A Greenville forester who spent last January with his wife and daughters in Haiti made a plea at Bangor Monday night to the Maine forest industry and individual foresters to help that poverty-stricken country.
Mark Armstrong, a forester with the S.D. Warren Co., was the featured speaker at the Eastern Maine Forest Forum, which met at the Ramada Inn.
Armstrong and his wife, Diane, taught at the American University in Les Cayes in January. The couple’s daughters, Angela, 15, and Melanie, 13, helped their mother begin organizing a library at the newly opened science building at the university’s new campus.
“There’s a lot of untapped potential in Haiti,” said Armstrong. He told the audience that the forest industry should look to Haiti because of its good climate, abundant water supply and fertile soil.
Wood can be produced on a fairly short rotation, and eucalyptus trees grow large enough to produce lumber in six years, he said. “That’s pretty amazing, when you’ve spent your career trying to grow pulpwood on a 50-year rotation,” he said.
Armstrong acknowledged that Haiti has more than its share of problems, political and otherwise, as the poorest nation in the Western Hemisphere. But, he said, the problems are not insurmountable if individuals and U.S. industry are willing to help.

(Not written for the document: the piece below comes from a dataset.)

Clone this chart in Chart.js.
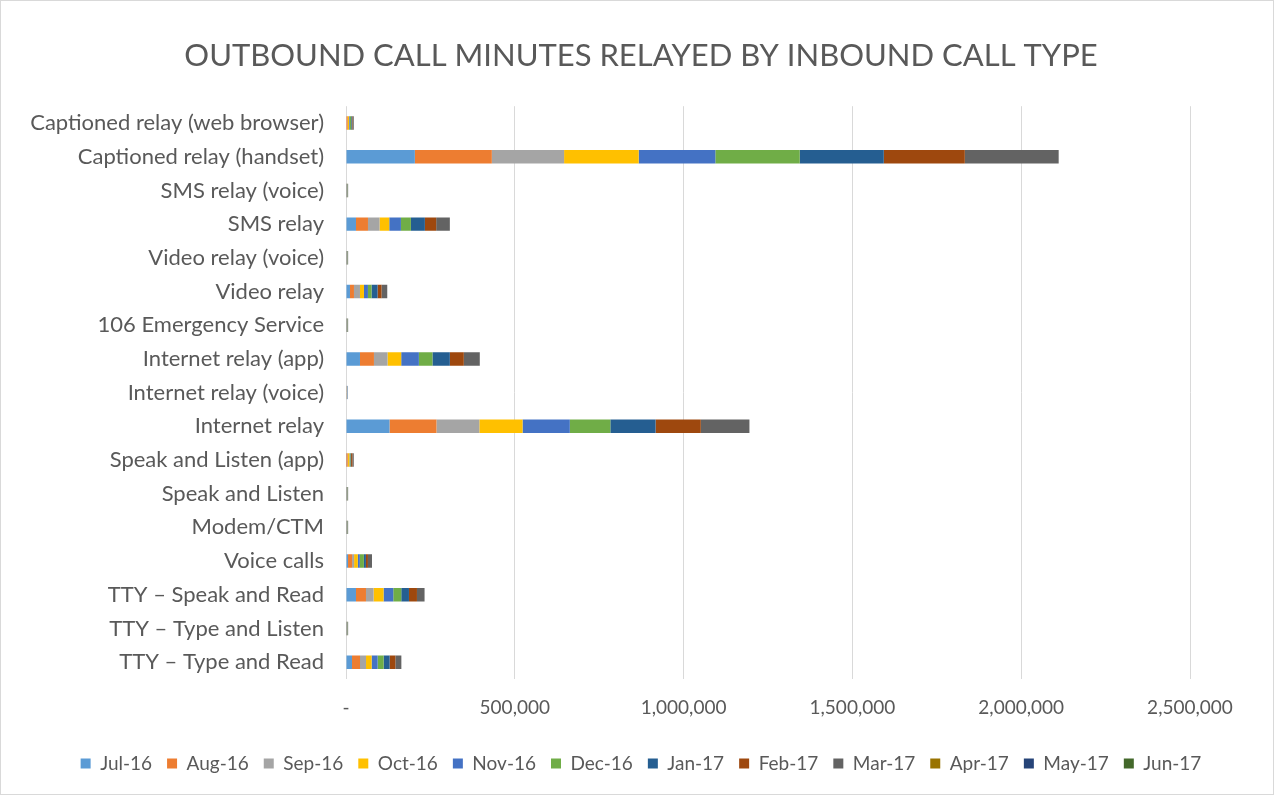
<!DOCTYPE html>
<html>
<head>
<meta charset="utf-8">
<script src="https://cdn.jsdelivr.net/npm/chart.js@4.4.0/dist/chart.umd.min.js"></script>
<style>
  body { margin: 0; background: #ffffff; }
  #wrap { position: absolute; left: 0; top: 0; width: 1272px; height: 793px; border: 1px solid #d9d9d9; }
</style>
</head>
<body>
<div id="wrap"><canvas id="relayChart" width="1272" height="793"></canvas></div>
<script>
// categories, top to bottom as in the chart
const callTypes = [
    'Captioned relay (web browser)',
    'Captioned relay (handset)',
    'SMS relay (voice)',
    'SMS relay',
    'Video relay (voice)',
    'Video relay',
    '106 Emergency Service',
    'Internet relay (app)',
    'Internet relay (voice)',
    'Internet relay',
    'Speak and Listen (app)',
    'Speak and Listen',
    'Modem/CTM',
    'Voice calls',
    'TTY \u2013 Speak and Read',
    'TTY \u2013 Type and Listen',
    'TTY \u2013 Type and Read'
];

const months = ['Jul-16', 'Aug-16', 'Sep-16', 'Oct-16', 'Nov-16', 'Dec-16',
    'Jan-17', 'Feb-17', 'Mar-17', 'Apr-17', 'May-17', 'Jun-17'];

const monthColors = ['#5B9BD5', '#ED7D31', '#A5A5A5', '#FFC000', '#4472C4', '#70AD47',
    '#255E91', '#9E480E', '#636363', '#997300', '#264478', '#43682B'];

// minutes per month, one value per call type (same order as callTypes)
const jul16 = [0, 204000, 600, 29600, 600, 11800, 600, 41400, 1500, 129000, 1000, 600, 600, 6000, 29600, 600, 17800];
const aug16 = [5000, 228000, 600, 35500, 600, 11800, 600, 41400, 300, 139000, 4000, 600, 600, 12000, 29600, 600, 23700];
const sep16 = [0, 214000, 600, 34300, 600, 17800, 600, 40200, 300, 127000, 1000, 600, 600, 6000, 22500, 600, 17800];
const oct16 = [4000, 221000, 600, 28700, 600, 11800, 600, 40500, 300, 128000, 4000, 600, 600, 11000, 29600, 600, 16600];
const nov16 = [2000, 227000, 600, 34600, 600, 11800, 600, 52400, 1500, 140000, 1000, 600, 600, 6000, 28700, 600, 17800];
const dec16 = [4000, 250000, 600, 29600, 600, 10700, 600, 40200, 300, 120000, 2000, 600, 600, 12000, 23700, 600, 17800];
const jan17 = [2000, 249000, 600, 41400, 600, 17800, 600, 51500, 300, 134000, 2000, 600, 600, 6000, 22800, 600, 17800];
const feb17 = [2000, 240000, 600, 33400, 600, 11800, 600, 41400, 300, 134000, 4000, 600, 600, 6000, 23700, 600, 16900];
const mar17 = [4000, 278000, 1500, 40500, 1500, 16900, 1500, 47300, 300, 144000, 4000, 1500, 1500, 12000, 22500, 1500, 17800];
const apr17 = [0, 0, 0, 0, 0, 0, 0, 0, 0, 0, 0, 0, 0, 0, 0, 0, 0];
const may17 = [0, 0, 0, 0, 0, 0, 0, 0, 0, 0, 0, 0, 0, 0, 0, 0, 0];
const jun17 = [0, 0, 0, 0, 0, 0, 0, 0, 0, 0, 0, 0, 0, 0, 0, 0, 0];

const monthValues = [jul16, aug16, sep16, oct16, nov16, dec16, jan17, feb17, mar17, apr17, may17, jun17];

const xTicks = [0, 500000, 1000000, 1500000, 2000000, 2500000];

const textColor = '#595959';
const fontFamily = 'Lato, "Open Sans", sans-serif';

const ctx = document.getElementById('relayChart').getContext('2d');
const relayChart = new Chart(ctx, {
    type: 'bar',
    data: {
        labels: callTypes,
        datasets: months.map((m, i) => ({
            label: m,
            data: monthValues[i],
            backgroundColor: monthColors[i],
            borderWidth: 0,
            barPercentage: 0.8,
            categoryPercentage: 0.5
        }))
    },
    options: {
        indexAxis: 'y',
        responsive: false,
        animation: false,
        layout: { padding: { left: 18, right: 10, top: 8, bottom: 11 } },
        plugins: {
            title: {
                display: true,
                text: 'OUTBOUND CALL MINUTES RELAYED BY INBOUND CALL TYPE',
                color: textColor,
                font: { family: fontFamily, size: 31, weight: 'normal' },
                padding: { top: 28, bottom: 32 }
            },
            legend: {
                position: 'bottom',
                labels: {
                    color: textColor,
                    font: { family: fontFamily, size: 19 },
                    boxWidth: 10,
                    boxHeight: 10,
                    padding: 15
                }
            },
            tooltip: { enabled: false }
        },
        scales: {
            x: {
                stacked: true,
                min: 0,
                max: 2500000,
                afterBuildTicks: (axis) => { axis.ticks = xTicks.map(v => ({ value: v })); },
                afterFit: (axis) => { axis.height = 60; },
                grid: { color: '#d9d9d9', drawTicks: false },
                border: { display: false },
                ticks: {
                    color: textColor,
                    font: { family: fontFamily, size: 19 },
                    padding: 17,
                    callback: (v) => v === 0 ? '-' : v.toLocaleString('en-US')
                }
            },
            y: {
                stacked: true,
                grid: { display: false },
                border: { display: false },
                afterFit: (axis) => { axis.width = 327; },
                ticks: {
                    color: textColor,
                    font: { family: fontFamily, size: 22 },
                    padding: 14,
                    autoSkip: false
                }
            },
            // empty axis that only keeps room on the right, like the original
            yRight: {
                type: 'linear',
                axis: 'y',
                position: 'right',
                grid: { display: false },
                border: { display: false },
                ticks: { display: false },
                afterFit: (axis) => { axis.width = 73; }
            }
        }
    }
});
</script>
</body>
</html>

“All the elements for success and prosperity are present in Haiti. What they badly need right now is organization, technical assistance and industries willing to invest in the country,” Armstrong told the foresters and their guests.
The forest industry can help, he said, by giving professionals leaves to teach or conduct research at the American University.
The Greenville resident said the Haitians “are anxious to learn, anxious to work, and anxious to do something better with their lives than what they are doing. They want to put their country back on its feet.”
He said the AULC students are dedicated to getting an education so that they can help in the rebirth of a nation that has been plundered over the years by corrupt governments.
“It will be the students at the university who will some day be managing the country. Our job, as I see it, is to help the American University at Les Cayes get on its feet,” he said.